A U.S. anti-missile system is in place, Mitchell said, but in an all-out conflict it would not prevent enormous destruction.
"The third challenge is the international community," he said. The peaceful Israeli-Egyptian relationship has deteriorated and the Israeli relationship with Turkey is threatened. Many at the U.N. now favor the Palestinians.
Palestinians must show flexibility
Both sides must be willing to accept less than they want in the interest of peace, said Mitchell. They have not yet reached that point.
"I personally went to 13 countries and in almost every single one I was told that Palestinians . . . should not enter into negotiations unless there was full freeze on Israeli settlement activity."
"We negotiated that and the Israeli leaders agreed to halt new housing in the West Bank for 10 months. It was much less than what we asked for but more than anyone else had done. The Palestinians rejected it as worse than useless. They were strongly opposed to it. Then nine months on, there were negotiations for a couple of weeks that were discontinued by the Palestinians on the grounds that Israel wouldn't continue the settlement freeze. What had been less than worthless a few months earlier became indispensable to continue negotiations."

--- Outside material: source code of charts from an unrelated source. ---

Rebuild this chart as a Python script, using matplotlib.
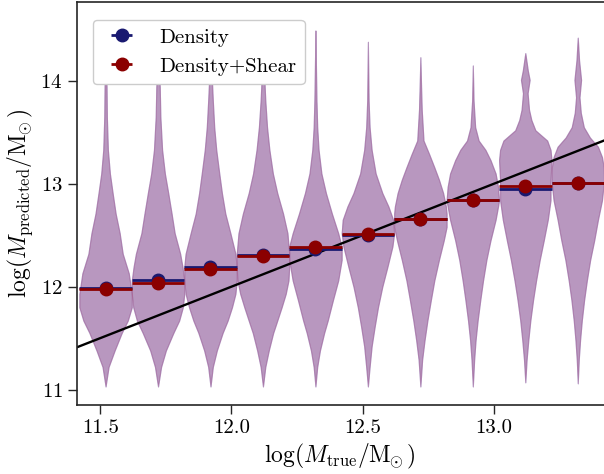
import matplotlib
matplotlib.use("Agg")
import matplotlib.pyplot as plt
import numpy as np

# bin centres of log(M_true)
bin_centres = [11.52, 11.72, 11.92, 12.12, 12.32, 12.52, 12.72, 12.92, 13.12, 13.32]
bin_half = 0.1

# medians of log(M_predicted) per bin
median_density = [11.99, 12.06, 12.19, 12.31, 12.37, 12.505, 12.656, 12.84, 12.95, 13.01]
median_shear = [11.977, 12.04, 12.175, 12.30, 12.39, 12.51, 12.656, 12.845, 12.975, 13.01]

# violin outlines: log(M_predicted) levels and relative density
violin_y = [
    [11.03, 11.22, 11.38, 11.55, 11.67, 11.80, 11.93, 12.13, 12.32, 12.52, 12.71, 12.91, 13.10, 13.33, 13.65, 13.94, 14.30],
    [11.03, 11.22, 11.38, 11.55, 11.67, 11.80, 11.93, 12.06, 12.19, 12.32, 12.52, 12.71, 12.91, 13.10, 13.33, 13.65, 13.94, 14.30],
    [11.03, 11.22, 11.38, 11.55, 11.67, 11.80, 11.93, 12.06, 12.19, 12.32, 12.52, 12.71, 12.91, 13.10, 13.33, 13.55, 13.81, 13.94, 14.40],
    [11.03, 11.22, 11.38, 11.55, 11.67, 11.80, 11.93, 12.06, 12.19, 12.32, 12.52, 12.71, 12.91, 13.10, 13.33, 13.55, 13.81, 13.94, 14.50],
    [11.03, 11.22, 11.38, 11.55, 11.67, 11.87, 12.06, 12.26, 12.39, 12.52, 12.71, 12.91, 13.10, 13.33, 13.55, 13.81, 14.14, 14.49],
    [11.03, 11.22, 11.42, 11.61, 11.80, 12.00, 12.19, 12.39, 12.52, 12.65, 12.78, 12.91, 13.10, 13.33, 13.55, 13.81, 14.38],
    [11.03, 11.29, 11.48, 11.67, 11.87, 12.06, 12.26, 12.45, 12.58, 12.71, 12.78, 12.91, 13.04, 13.16, 13.29, 13.42, 13.72, 13.94, 14.23],
    [11.03, 11.29, 11.48, 11.67, 11.87, 12.06, 12.26, 12.45, 12.65, 12.78, 12.84, 12.97, 13.10, 13.23, 13.33, 13.42, 13.55, 13.81, 14.15],
    [11.07, 11.29, 11.48, 11.67, 11.87, 12.06, 12.26, 12.45, 12.65, 12.84, 13.03, 13.23, 13.33, 13.42, 13.52, 13.62, 13.72, 13.88, 14.01, 14.10, 14.27],
    [11.06, 11.29, 11.48, 11.67, 11.87, 12.06, 12.26, 12.45, 12.65, 12.84, 13.03, 13.16, 13.26, 13.36, 13.45, 13.55, 13.69, 13.84, 14.01, 14.20, 14.42],
]
violin_w = [
    [0, 3, 9, 16, 22, 26, 26, 23, 17, 14, 10, 7, 4.3, 2.3, 1.3, 1.0, 0],
    [0, 3, 7.7, 15, 20.7, 24.3, 25.7, 25.7, 24, 21.7, 16.3, 13.3, 10, 6.7, 4, 2.3, 1.7, 0],
    [0, 2.3, 6.3, 12, 17, 21.3, 24.7, 26, 26, 24.7, 19.7, 14.7, 11.3, 8.7, 5.7, 3.7, 2.3, 1.7, 0],
    [0, 2.3, 5.7, 10, 14, 18.3, 22.3, 25, 25.7, 25.7, 24, 19.7, 14, 9.7, 6.3, 4, 2.3, 1.7, 0],
    [0, 1.7, 4.3, 8.3, 11.7, 16.7, 21.7, 25, 25, 21.7, 15.7, 10, 5.7, 3, 1.7, 1, 0.5, 0],
    [0, 1.7, 3.7, 6.7, 10, 14.3, 19.3, 24.3, 26, 25, 20.3, 14.3, 7.7, 3.7, 1.7, 0.7, 0],
    [0, 1.7, 4, 6.7, 10, 13.3, 17.7, 22.3, 25, 25, 24.3, 21.7, 17.7, 13.3, 8.3, 3, 1.3, 0.7, 0],
    [0, 1.3, 2.7, 4.7, 7.3, 10, 13.3, 17.3, 22.3, 24.7, 25.7, 24.7, 22.3, 17.3, 12.3, 5.7, 2.3, 0.7, 0],
    [0, 1.3, 3, 5, 7.7, 10.7, 14.3, 18.3, 22.3, 25, 25, 26, 25, 21.7, 10, 6, 3.7, 2.3, 4.3, 2.5, 0],
    [0, 1, 2.3, 4, 6.3, 9, 12.3, 16.3, 20, 24, 26, 25.7, 24, 20, 12, 6, 3, 1.7, 3.3, 1.3, 0],
]

labels = ["Density", "Density+Shear"]


def main():
    plt.rcParams["font.family"] = "serif"
    plt.rcParams["font.serif"] = ["cmr10", "DejaVu Serif"]
    plt.rcParams["mathtext.fontset"] = "cm"
    plt.rcParams["axes.formatter.use_mathtext"] = True

    fig = plt.figure(figsize=(6.04, 4.74), dpi=100)
    ax = fig.add_axes([0.127, 0.1456, 0.873, 0.8509])

    # the two violin sets coincide at this resolution
    for col in ["#4350c0", "#c06687"]:
        for c, ys, ws in zip(bin_centres, violin_y, violin_w):
            ys = np.array(ys)
            ws = np.array(ws) / max(ws) * bin_half
            ax.fill_betweenx(ys, c - ws, c + ws, facecolor=col, edgecolor=col,
                             alpha=0.4, linewidth=0.8, zorder=1)

    xx = np.array([11.3, 13.6])
    ax.plot(xx, xx, color="k", lw=1.7, zorder=2)

    ax.errorbar(bin_centres, median_density, xerr=bin_half, fmt="o", color="midnightblue",
                ms=9, elinewidth=2.0, capsize=0, label=labels[0], zorder=3)
    ax.errorbar(bin_centres, median_shear, xerr=bin_half, fmt="o", color="darkred",
                ms=9, elinewidth=2.0, capsize=0, label=labels[1], zorder=4)

    ax.set_xlim(11.41, 13.42)
    ax.set_ylim(10.85, 14.77)
    ax.set_xticks([11.5, 12.0, 12.5, 13.0])
    ax.set_xticklabels(["11.5", "12.0", "12.5", "13.0"])
    ax.set_yticks([11, 12, 13, 14])

    ax.set_xlabel(r"$\log(M_{\rm true}/{\rm M}_{\!\!\odot})$", fontsize=17)
    ax.set_ylabel(r"$\log(M_{\rm predicted}/{\rm M}_{\!\!\odot})$", fontsize=17)
    ax.tick_params(direction="out", length=6.5, width=1, labelsize=15, color="0.15")
    for s in ax.spines.values():
        s.set_color("0.15")
        s.set_linewidth(1.2)
    ax.spines["right"].set_visible(False)

    leg = ax.legend(loc="upper left", bbox_to_anchor=(0.03, 0.955), borderaxespad=0,
                    fontsize=15, framealpha=1, edgecolor="0.8")
    leg.set_zorder(10)

    fig.savefig("out.png", dpi=100)


if __name__ == "__main__":
    main()
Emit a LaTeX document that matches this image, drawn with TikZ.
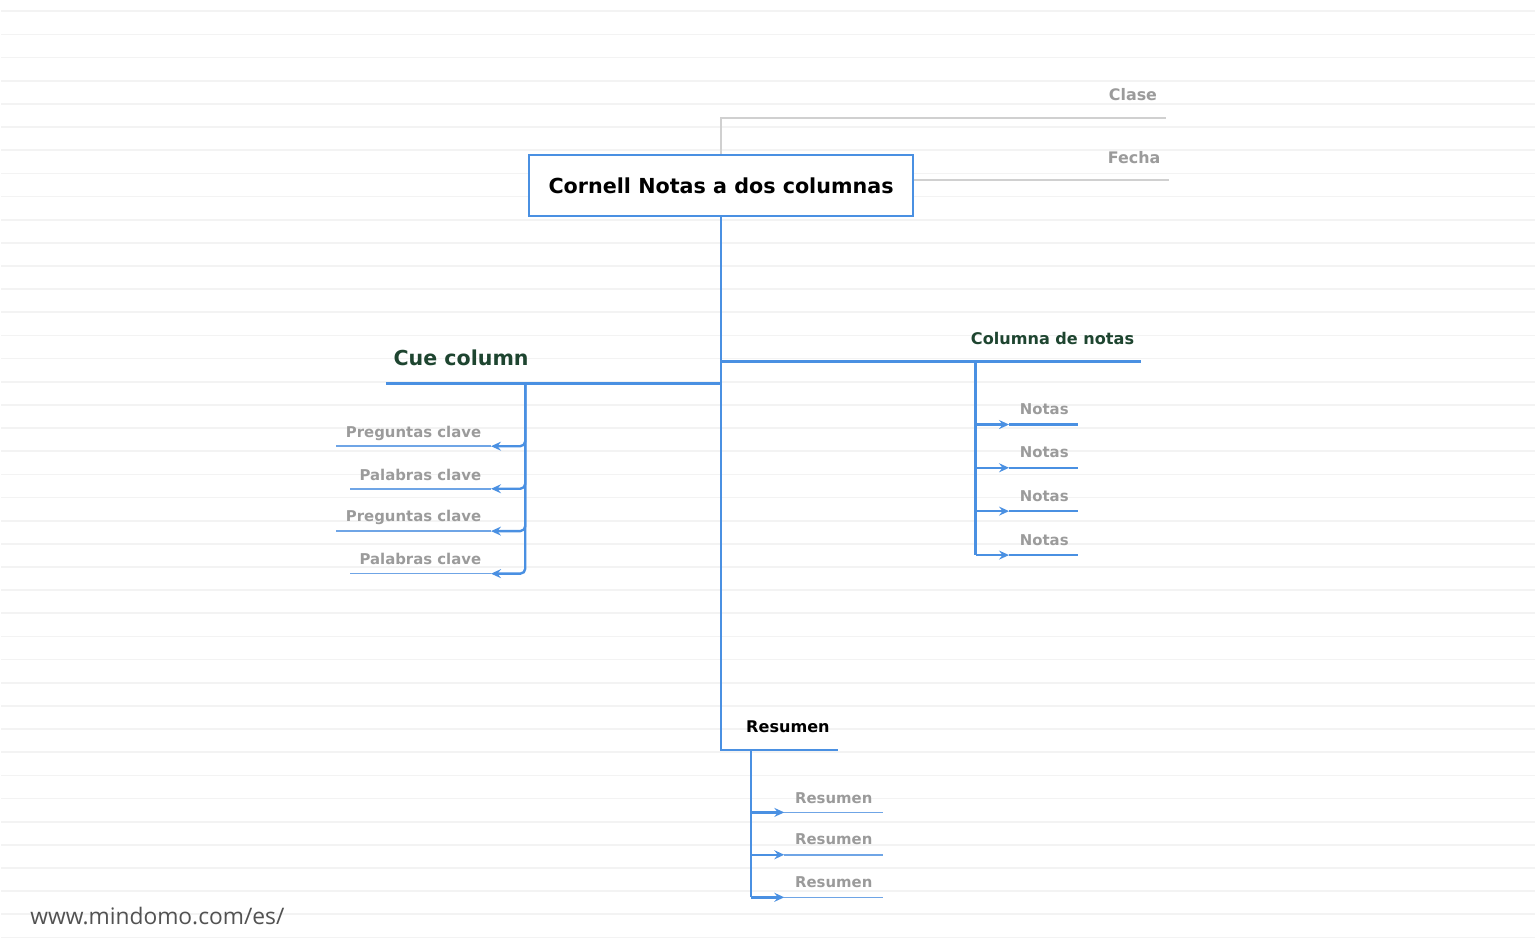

The Palestinians will not get 100 percent of what they want. It is not attainable, he said. The question is: will they negotiate to get a stake in their future or continue to fight for a past that is out of reach?
"They have demonstrated the ability to build a state. They have begun to establish the institutions necessary to do that."
"The choices have become less and less over time. There is not a shred of evidence that they will get any better in the future. The pain of negotiating is less than if they don't negotiate. If both sides go on they face an extremely dangerous future."
Declining to negotiate is no option at all, said Mitchell.
"When I came back from my several years in the Middle East my wife said, "The expectations for you were zero and you met them."
"The last time I was back and met with Palestinian and Israeli leaders, I?said, You have to do something so I can go back to my wife and say: you spoke too soon."